Because a life unexamined is lived without intention.
Monday, June 24, 2013
The Lines We Draw
Bending, I press the red plastic bubble that pumps fresh gas into the dew drenched mower engine. 9:30 in the morning and the humid air is already 79*. A bead of sweat drags a wet fingertip along my collar bone and down beneath my paint-stained tank top. The wrench of the pull and then the growl of the machine cuts through the bird song and I set out to tame the clover studded yards before me.
I generally do the front yards of both of our neighbors - one whose elderly owner pays me a small amount to ensure its respectability and the other dear friends who have shoveled our snowy walk enough times (making my cold-hating, non-morning self muchous happious) to ensure I will joyfully trim their yard all summer long.
Yet I am paused on the far side of their lawn. The edge between them, shared by a white haired, seventy-ish, very fit and able, feminine soul who absolutely refuses to mow one single inch beyond her responsibility. A six foot span of green between their houses, split...and her three foot stretch immaculately mowed. The line down the middle glaringly obvious as our warm, damp summer has amped the grass to ultimate lengths.
I am stopped.
Standing there beneath the heavy weight of the day, I am....achingly saddened by this visual boundary. A non-verbal condemnation of lackadaisical landscaping. (I'm a once-a-week-whacker-of-weeds kinda girl) The thing is, Ms. Linda and I have a history. She is the only person I have ever called the police on. Can you believe that? Seventy-something and yet with a tyrannical grip on this street that preceded our arrival; but her reducing my boys to tears, threats and orders--the claim that the sidewalk in front of her house was HERS and such nonsense. She told them they were stupid. (I merely called about the absolute laws and then for a number which, in my bare feet and sundress, I marched up on her porch to deliver with a "please call this officer if you have any questions....but my boys are INDEED allowed to ride their skateboards down this sidewalk, thank you ma'am.") But such hostility is so...unnecessary.

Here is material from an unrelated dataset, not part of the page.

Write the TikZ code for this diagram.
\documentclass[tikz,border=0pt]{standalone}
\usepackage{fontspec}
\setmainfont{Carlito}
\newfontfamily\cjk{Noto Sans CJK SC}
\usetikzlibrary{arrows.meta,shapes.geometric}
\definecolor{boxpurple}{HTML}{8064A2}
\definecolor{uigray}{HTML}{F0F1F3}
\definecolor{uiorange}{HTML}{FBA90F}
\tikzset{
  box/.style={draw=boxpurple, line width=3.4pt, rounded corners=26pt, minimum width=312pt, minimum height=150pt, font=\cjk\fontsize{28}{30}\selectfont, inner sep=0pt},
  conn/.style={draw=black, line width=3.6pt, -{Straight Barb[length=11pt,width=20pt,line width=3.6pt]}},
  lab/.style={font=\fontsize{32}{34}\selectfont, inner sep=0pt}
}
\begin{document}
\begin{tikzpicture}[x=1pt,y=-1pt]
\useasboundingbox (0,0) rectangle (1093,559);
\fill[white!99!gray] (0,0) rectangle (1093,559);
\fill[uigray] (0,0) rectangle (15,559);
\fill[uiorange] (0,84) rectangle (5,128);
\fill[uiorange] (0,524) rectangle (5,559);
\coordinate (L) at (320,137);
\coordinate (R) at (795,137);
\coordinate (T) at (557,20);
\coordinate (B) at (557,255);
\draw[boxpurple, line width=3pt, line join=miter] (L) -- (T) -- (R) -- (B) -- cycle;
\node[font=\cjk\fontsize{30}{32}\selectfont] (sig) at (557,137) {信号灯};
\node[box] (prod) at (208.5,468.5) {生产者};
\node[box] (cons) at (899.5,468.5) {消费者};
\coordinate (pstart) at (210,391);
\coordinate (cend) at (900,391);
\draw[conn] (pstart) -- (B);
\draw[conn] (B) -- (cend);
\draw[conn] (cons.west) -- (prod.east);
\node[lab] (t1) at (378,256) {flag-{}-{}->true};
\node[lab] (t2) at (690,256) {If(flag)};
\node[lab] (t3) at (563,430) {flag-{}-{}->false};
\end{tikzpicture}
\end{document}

I wonder at the lines I draw. Between myself and co-workers....friends, neighbors....some healthy and needed. Some out of fear of being hurt. Some of self-preservation. Some of exhaustion. The compartments that make up our lives. The separation of selves....
I remember standing in front of a class of my English students towards the end of term and (dressed in a modest blouse and black slacks as usual ) asking them if they had any idea how many tattoos I had. If they knew the last show I'd been to was Tool. That if they met me on the street on a Saturday night they would never recognize me....because that personal self, the slightly wild artist with a taste for whiskey, is separate from this professional self. The one that is never late, fully prepared, on point and ready--as they should be in their future careers. And the moment they let their "private self" dominate...if they bought the lie, "you gotta be YOU all the time!" they would handicap themselves.
I still believe this.
That there is a time and place for every facet of who you are. The wisdom is in the choice. Every life needs lines. The lack of these is eroding some of the foundations we need to survive as a society and I am at a loss as to the answer to that.
However, these lines that are drawn that keep neighbor from neighbor....that tear away at the very idea of community...they crush me. Perhaps I'll make her cookies. Can you make cookies for someone you've called the police on?